-- begin --
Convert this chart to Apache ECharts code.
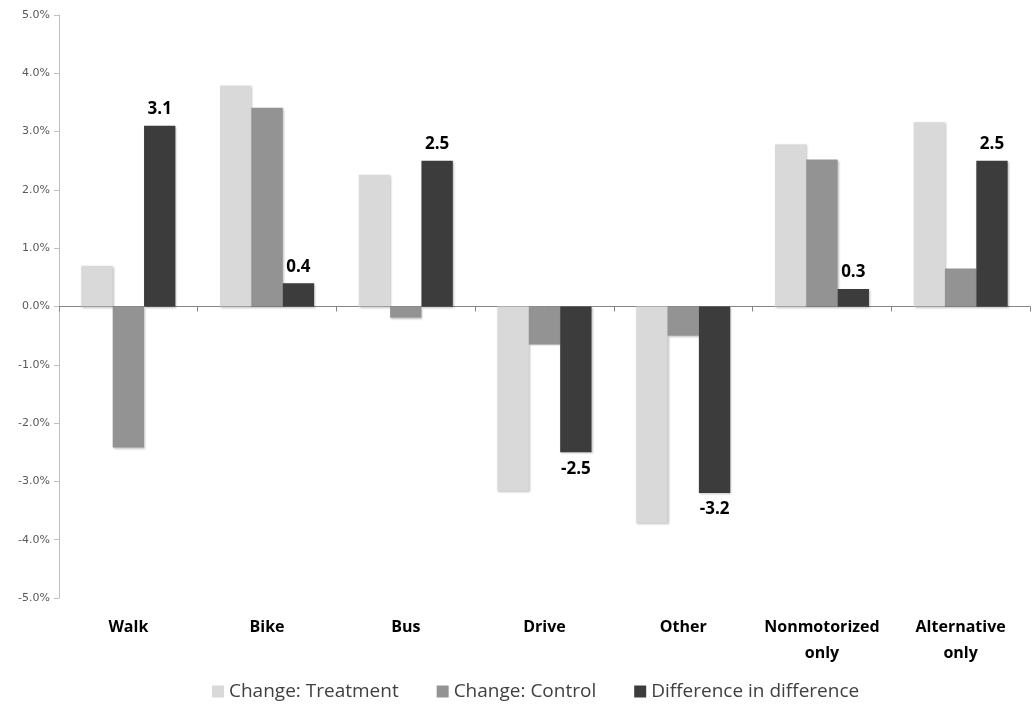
<!DOCTYPE html>
<html>
<head>
<meta charset="utf-8">
<script src="https://cdn.jsdelivr.net/npm/echarts@6/dist/echarts.min.js"></script>
<style>
  html, body { margin: 0; padding: 0; background: #fff; }
  #chart { width: 1033px; height: 707px; }
</style>
</head>
<body>
<div id="chart"></div>
<script>
// travel mode categories
const categories = ['Walk', 'Bike', 'Bus', 'Drive', 'Other', 'Nonmotorized\nonly', 'Alternative\nonly']
// values in percent
const treatment = [0.70, 3.79, 2.26, -3.16, -3.71, 2.78, 3.16]
const control = [-2.42, 3.41, -0.19, -0.65, -0.50, 2.52, 0.65]
const diffInDiff = [3.1, 0.4, 2.5, -2.5, -3.2, 0.3, 2.5]
const yTicks = { min: -5, max: 5, step: 1 }

const chart = echarts.init(document.getElementById('chart'))

const barShadow = {
  shadowColor: 'rgba(0,0,0,0.25)',
  shadowBlur: 2,
  shadowOffsetX: 1,
  shadowOffsetY: 1
}

chart.setOption({
  animation: false,
  grid: {
    left: 59,
    right: 3,
    top: 15,
    bottom: 109
  },
  legend: {
    bottom: 1,
    left: 207,
    icon: 'rect',
    itemWidth: 12,
    itemHeight: 12,
    itemGap: 38,
    textStyle: {
      fontFamily: 'Open Sans',
      fontSize: 19,
      color: '#404040'
    },
    data: ['Change: Treatment', 'Change: Control', 'Difference in difference']
  },
  xAxis: [
    {
      type: 'category',
      data: categories,
      axisLine: {
        onZero: true,
        lineStyle: { color: '#868686', width: 1 }
      },
      axisTick: {
        show: true,
        length: 5,
        lineStyle: { color: '#868686' }
      },
      axisLabel: { show: false }
    },
    {
      type: 'category',
      data: categories,
      position: 'bottom',
      axisLine: { show: false, onZero: false },
      axisTick: { show: false },
      axisLabel: {
        interval: 0,
        margin: 16,
        fontFamily: 'Open Sans',
        fontWeight: 'bold',
        fontSize: 16,
        lineHeight: 26,
        color: '#000'
      }
    }
  ],
  yAxis: {
    type: 'value',
    min: yTicks.min,
    max: yTicks.max,
    interval: yTicks.step,
    axisLine: {
      show: true,
      lineStyle: { color: '#bfbfbf' }
    },
    axisTick: {
      show: true,
      length: 5,
      lineStyle: { color: '#bfbfbf' }
    },
    splitLine: { show: false },
    axisLabel: {
      margin: 9,
      fontFamily: 'DejaVu Sans',
      fontSize: 11,
      color: '#595959',
      formatter: v => v.toFixed(1) + '%'
    }
  },
  series: [
    {
      name: 'Change: Treatment',
      type: 'bar',
      barWidth: '22.6%',
      barGap: '0%',
      itemStyle: Object.assign({ color: '#d9d9d9' }, barShadow),
      data: treatment
    },
    {
      name: 'Change: Control',
      type: 'bar',
      barWidth: '22.6%',
      barGap: '0%',
      itemStyle: Object.assign({ color: '#939393' }, barShadow),
      data: control
    },
    {
      name: 'Difference in difference',
      type: 'bar',
      barWidth: '22.6%',
      barGap: '0%',
      itemStyle: Object.assign({ color: '#3c3c3c' }, barShadow),
      label: {
        show: true,
        position: 'outside',
        distance: 8,
        fontFamily: 'Open Sans',
        fontWeight: 'bold',
        fontSize: 17,
        color: '#000',
        formatter: p => p.value.toFixed(1)
      },
      data: diffInDiff
    }
  ]
})
</script>
</body>
</html>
-- end --
Task directions: Your task is to reproduce all of the material exactly. The pictures stay out.

Answer for this exercise:
Convert this chart to Apache ECharts code.
<!DOCTYPE html>
<html>
<head>
<meta charset="utf-8">
<script src="https://cdn.jsdelivr.net/npm/echarts@6/dist/echarts.min.js"></script>
<style>
  html, body { margin: 0; padding: 0; background: #fff; }
  #chart { width: 1033px; height: 707px; }
</style>
</head>
<body>
<div id="chart"></div>
<script>
// travel mode categories
const categories = ['Walk', 'Bike', 'Bus', 'Drive', 'Other', 'Nonmotorized\nonly', 'Alternative\nonly']
// values in percent
const treatment = [0.70, 3.79, 2.26, -3.16, -3.71, 2.78, 3.16]
const control = [-2.42, 3.41, -0.19, -0.65, -0.50, 2.52, 0.65]
const diffInDiff = [3.1, 0.4, 2.5, -2.5, -3.2, 0.3, 2.5]
const yTicks = { min: -5, max: 5, step: 1 }

const chart = echarts.init(document.getElementById('chart'))

const barShadow = {
  shadowColor: 'rgba(0,0,0,0.25)',
  shadowBlur: 2,
  shadowOffsetX: 1,
  shadowOffsetY: 1
}

chart.setOption({
  animation: false,
  grid: {
    left: 59,
    right: 3,
    top: 15,
    bottom: 109
  },
  legend: {
    bottom: 1,
    left: 207,
    icon: 'rect',
    itemWidth: 12,
    itemHeight: 12,
    itemGap: 38,
    textStyle: {
      fontFamily: 'Open Sans',
      fontSize: 19,
      color: '#404040'
    },
    data: ['Change: Treatment', 'Change: Control', 'Difference in difference']
  },
  xAxis: [
    {
      type: 'category',
      data: categories,
      axisLine: {
        onZero: true,
        lineStyle: { color: '#868686', width: 1 }
      },
      axisTick: {
        show: true,
        length: 5,
        lineStyle: { color: '#868686' }
      },
      axisLabel: { show: false }
    },
    {
      type: 'category',
      data: categories,
      position: 'bottom',
      axisLine: { show: false, onZero: false },
      axisTick: { show: false },
      axisLabel: {
        interval: 0,
        margin: 16,
        fontFamily: 'Open Sans',
        fontWeight: 'bold',
        fontSize: 16,
        lineHeight: 26,
        color: '#000'
      }
    }
  ],
  yAxis: {
    type: 'value',
    min: yTicks.min,
    max: yTicks.max,
    interval: yTicks.step,
    axisLine: {
      show: true,
      lineStyle: { color: '#bfbfbf' }
    },
    axisTick: {
      show: true,
      length: 5,
      lineStyle: { color: '#bfbfbf' }
    },
    splitLine: { show: false },
    axisLabel: {
      margin: 9,
      fontFamily: 'DejaVu Sans',
      fontSize: 11,
      color: '#595959',
      formatter: v => v.toFixed(1) + '%'
    }
  },
  series: [
    {
      name: 'Change: Treatment',
      type: 'bar',
      barWidth: '22.6%',
      barGap: '0%',
      itemStyle: Object.assign({ color: '#d9d9d9' }, barShadow),
      data: treatment
    },
    {
      name: 'Change: Control',
      type: 'bar',
      barWidth: '22.6%',
      barGap: '0%',
      itemStyle: Object.assign({ color: '#939393' }, barShadow),
      data: control
    },
    {
      name: 'Difference in difference',
      type: 'bar',
      barWidth: '22.6%',
      barGap: '0%',
      itemStyle: Object.assign({ color: '#3c3c3c' }, barShadow),
      label: {
        show: true,
        position: 'outside',
        distance: 8,
        fontFamily: 'Open Sans',
        fontWeight: 'bold',
        fontSize: 17,
        color: '#000',
        formatter: p => p.value.toFixed(1)
      },
      data: diffInDiff
    }
  ]
})
</script>
</body>
</html>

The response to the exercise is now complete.